> **Brief**:
Reproduce each line of the material exactly, minus any picture.

> **Given data**:
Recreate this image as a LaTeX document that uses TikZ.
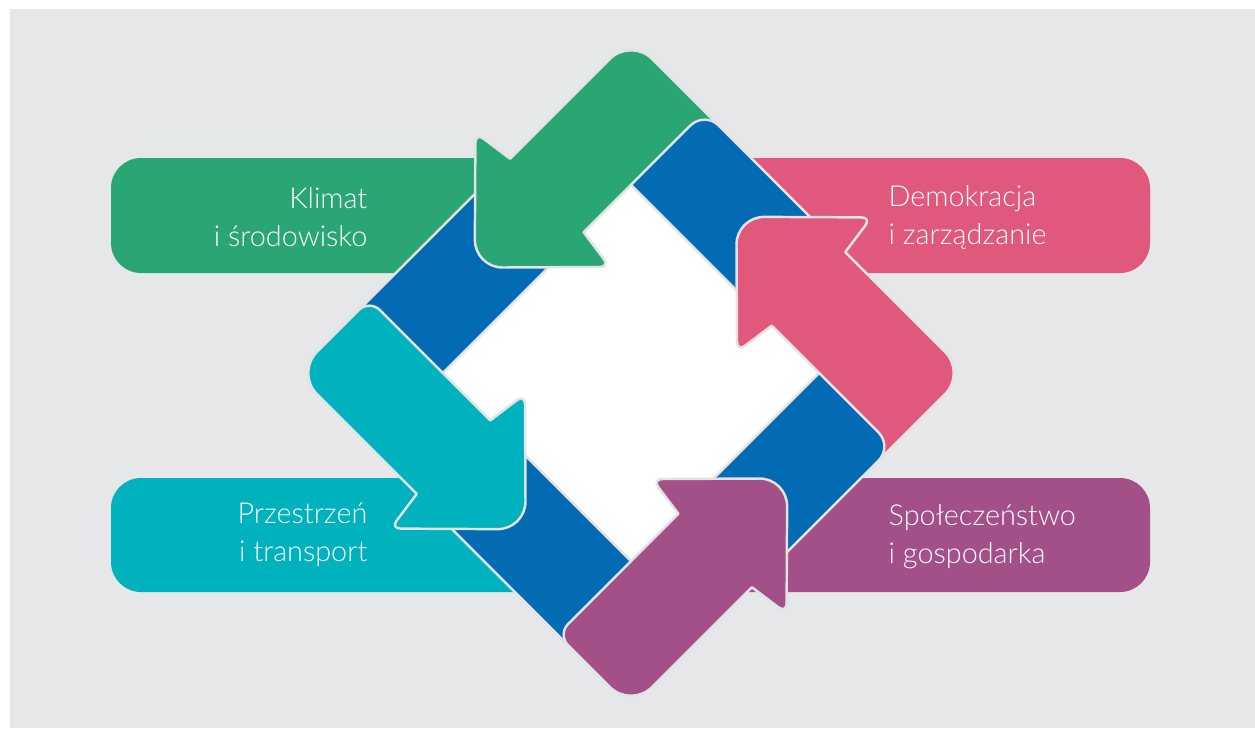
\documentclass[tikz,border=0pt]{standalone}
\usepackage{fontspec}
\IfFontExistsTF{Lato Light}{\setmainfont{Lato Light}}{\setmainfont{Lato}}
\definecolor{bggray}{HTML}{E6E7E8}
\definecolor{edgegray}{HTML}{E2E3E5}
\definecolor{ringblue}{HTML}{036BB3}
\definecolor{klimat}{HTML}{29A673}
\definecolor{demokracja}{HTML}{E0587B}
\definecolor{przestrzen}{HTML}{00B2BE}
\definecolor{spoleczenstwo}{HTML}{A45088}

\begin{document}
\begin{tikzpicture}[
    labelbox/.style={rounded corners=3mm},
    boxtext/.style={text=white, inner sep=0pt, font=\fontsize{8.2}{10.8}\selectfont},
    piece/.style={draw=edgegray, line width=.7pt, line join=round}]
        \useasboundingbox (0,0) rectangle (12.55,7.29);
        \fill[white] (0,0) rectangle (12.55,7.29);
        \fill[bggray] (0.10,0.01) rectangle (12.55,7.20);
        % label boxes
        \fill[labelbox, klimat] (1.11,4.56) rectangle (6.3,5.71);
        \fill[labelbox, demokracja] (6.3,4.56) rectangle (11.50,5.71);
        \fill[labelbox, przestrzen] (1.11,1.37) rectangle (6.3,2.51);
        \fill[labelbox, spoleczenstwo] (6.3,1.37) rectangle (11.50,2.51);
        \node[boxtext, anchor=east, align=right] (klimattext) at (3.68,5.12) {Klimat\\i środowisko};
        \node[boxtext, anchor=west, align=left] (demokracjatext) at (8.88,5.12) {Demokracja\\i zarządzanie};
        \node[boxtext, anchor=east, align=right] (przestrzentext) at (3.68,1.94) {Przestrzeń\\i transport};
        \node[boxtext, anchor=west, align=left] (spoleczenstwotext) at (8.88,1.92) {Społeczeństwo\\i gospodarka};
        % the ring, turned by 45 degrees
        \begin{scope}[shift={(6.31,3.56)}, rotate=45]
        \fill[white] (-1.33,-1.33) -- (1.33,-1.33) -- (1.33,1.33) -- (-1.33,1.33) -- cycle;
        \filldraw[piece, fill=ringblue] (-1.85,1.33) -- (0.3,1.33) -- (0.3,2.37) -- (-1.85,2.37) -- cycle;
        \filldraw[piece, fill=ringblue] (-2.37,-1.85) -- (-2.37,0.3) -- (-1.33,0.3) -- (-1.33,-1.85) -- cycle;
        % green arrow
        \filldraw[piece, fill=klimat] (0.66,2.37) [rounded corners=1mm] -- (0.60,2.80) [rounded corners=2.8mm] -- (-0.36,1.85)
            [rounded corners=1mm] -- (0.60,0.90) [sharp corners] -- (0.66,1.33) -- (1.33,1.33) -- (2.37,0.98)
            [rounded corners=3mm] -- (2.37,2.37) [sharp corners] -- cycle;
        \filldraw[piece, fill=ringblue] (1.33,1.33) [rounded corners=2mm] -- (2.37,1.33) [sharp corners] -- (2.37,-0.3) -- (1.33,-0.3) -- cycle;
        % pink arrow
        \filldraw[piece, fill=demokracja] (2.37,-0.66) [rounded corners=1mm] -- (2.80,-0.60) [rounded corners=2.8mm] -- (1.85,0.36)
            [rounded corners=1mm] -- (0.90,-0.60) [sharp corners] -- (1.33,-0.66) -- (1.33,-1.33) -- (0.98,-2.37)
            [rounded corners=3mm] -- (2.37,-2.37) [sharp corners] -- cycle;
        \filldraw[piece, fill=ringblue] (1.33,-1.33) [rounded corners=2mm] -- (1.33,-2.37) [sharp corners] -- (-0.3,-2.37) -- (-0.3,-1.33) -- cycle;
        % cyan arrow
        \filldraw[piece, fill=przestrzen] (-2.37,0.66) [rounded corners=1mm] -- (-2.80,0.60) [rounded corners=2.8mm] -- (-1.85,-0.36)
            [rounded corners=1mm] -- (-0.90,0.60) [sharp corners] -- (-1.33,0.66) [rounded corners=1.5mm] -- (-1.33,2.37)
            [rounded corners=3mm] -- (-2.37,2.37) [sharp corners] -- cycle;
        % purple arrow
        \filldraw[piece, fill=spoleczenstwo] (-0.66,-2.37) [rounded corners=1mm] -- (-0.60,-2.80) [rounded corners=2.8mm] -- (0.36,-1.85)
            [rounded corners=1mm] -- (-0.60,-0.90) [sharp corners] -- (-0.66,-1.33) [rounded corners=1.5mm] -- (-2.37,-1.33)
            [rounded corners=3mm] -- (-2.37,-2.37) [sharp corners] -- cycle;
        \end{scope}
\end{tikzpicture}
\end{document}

> **Written response**:
Recreate this image as a LaTeX document that uses TikZ.
\documentclass[tikz,border=0pt]{standalone}
\usepackage{fontspec}
\IfFontExistsTF{Lato Light}{\setmainfont{Lato Light}}{\setmainfont{Lato}}
\definecolor{bggray}{HTML}{E6E7E8}
\definecolor{edgegray}{HTML}{E2E3E5}
\definecolor{ringblue}{HTML}{036BB3}
\definecolor{klimat}{HTML}{29A673}
\definecolor{demokracja}{HTML}{E0587B}
\definecolor{przestrzen}{HTML}{00B2BE}
\definecolor{spoleczenstwo}{HTML}{A45088}

\begin{document}
\begin{tikzpicture}[
    labelbox/.style={rounded corners=3mm},
    boxtext/.style={text=white, inner sep=0pt, font=\fontsize{8.2}{10.8}\selectfont},
    piece/.style={draw=edgegray, line width=.7pt, line join=round}]
        \useasboundingbox (0,0) rectangle (12.55,7.29);
        \fill[white] (0,0) rectangle (12.55,7.29);
        \fill[bggray] (0.10,0.01) rectangle (12.55,7.20);
        % label boxes
        \fill[labelbox, klimat] (1.11,4.56) rectangle (6.3,5.71);
        \fill[labelbox, demokracja] (6.3,4.56) rectangle (11.50,5.71);
        \fill[labelbox, przestrzen] (1.11,1.37) rectangle (6.3,2.51);
        \fill[labelbox, spoleczenstwo] (6.3,1.37) rectangle (11.50,2.51);
        \node[boxtext, anchor=east, align=right] (klimattext) at (3.68,5.12) {Klimat\\i środowisko};
        \node[boxtext, anchor=west, align=left] (demokracjatext) at (8.88,5.12) {Demokracja\\i zarządzanie};
        \node[boxtext, anchor=east, align=right] (przestrzentext) at (3.68,1.94) {Przestrzeń\\i transport};
        \node[boxtext, anchor=west, align=left] (spoleczenstwotext) at (8.88,1.92) {Społeczeństwo\\i gospodarka};
        % the ring, turned by 45 degrees
        \begin{scope}[shift={(6.31,3.56)}, rotate=45]
        \fill[white] (-1.33,-1.33) -- (1.33,-1.33) -- (1.33,1.33) -- (-1.33,1.33) -- cycle;
        \filldraw[piece, fill=ringblue] (-1.85,1.33) -- (0.3,1.33) -- (0.3,2.37) -- (-1.85,2.37) -- cycle;
        \filldraw[piece, fill=ringblue] (-2.37,-1.85) -- (-2.37,0.3) -- (-1.33,0.3) -- (-1.33,-1.85) -- cycle;
        % green arrow
        \filldraw[piece, fill=klimat] (0.66,2.37) [rounded corners=1mm] -- (0.60,2.80) [rounded corners=2.8mm] -- (-0.36,1.85)
            [rounded corners=1mm] -- (0.60,0.90) [sharp corners] -- (0.66,1.33) -- (1.33,1.33) -- (2.37,0.98)
            [rounded corners=3mm] -- (2.37,2.37) [sharp corners] -- cycle;
        \filldraw[piece, fill=ringblue] (1.33,1.33) [rounded corners=2mm] -- (2.37,1.33) [sharp corners] -- (2.37,-0.3) -- (1.33,-0.3) -- cycle;
        % pink arrow
        \filldraw[piece, fill=demokracja] (2.37,-0.66) [rounded corners=1mm] -- (2.80,-0.60) [rounded corners=2.8mm] -- (1.85,0.36)
            [rounded corners=1mm] -- (0.90,-0.60) [sharp corners] -- (1.33,-0.66) -- (1.33,-1.33) -- (0.98,-2.37)
            [rounded corners=3mm] -- (2.37,-2.37) [sharp corners] -- cycle;
        \filldraw[piece, fill=ringblue] (1.33,-1.33) [rounded corners=2mm] -- (1.33,-2.37) [sharp corners] -- (-0.3,-2.37) -- (-0.3,-1.33) -- cycle;
        % cyan arrow
        \filldraw[piece, fill=przestrzen] (-2.37,0.66) [rounded corners=1mm] -- (-2.80,0.60) [rounded corners=2.8mm] -- (-1.85,-0.36)
            [rounded corners=1mm] -- (-0.90,0.60) [sharp corners] -- (-1.33,0.66) [rounded corners=1.5mm] -- (-1.33,2.37)
            [rounded corners=3mm] -- (-2.37,2.37) [sharp corners] -- cycle;
        % purple arrow
        \filldraw[piece, fill=spoleczenstwo] (-0.66,-2.37) [rounded corners=1mm] -- (-0.60,-2.80) [rounded corners=2.8mm] -- (0.36,-1.85)
            [rounded corners=1mm] -- (-0.60,-0.90) [sharp corners] -- (-0.66,-1.33) [rounded corners=1.5mm] -- (-2.37,-1.33)
            [rounded corners=3mm] -- (-2.37,-2.37) [sharp corners] -- cycle;
        \end{scope}
\end{tikzpicture}
\end{document}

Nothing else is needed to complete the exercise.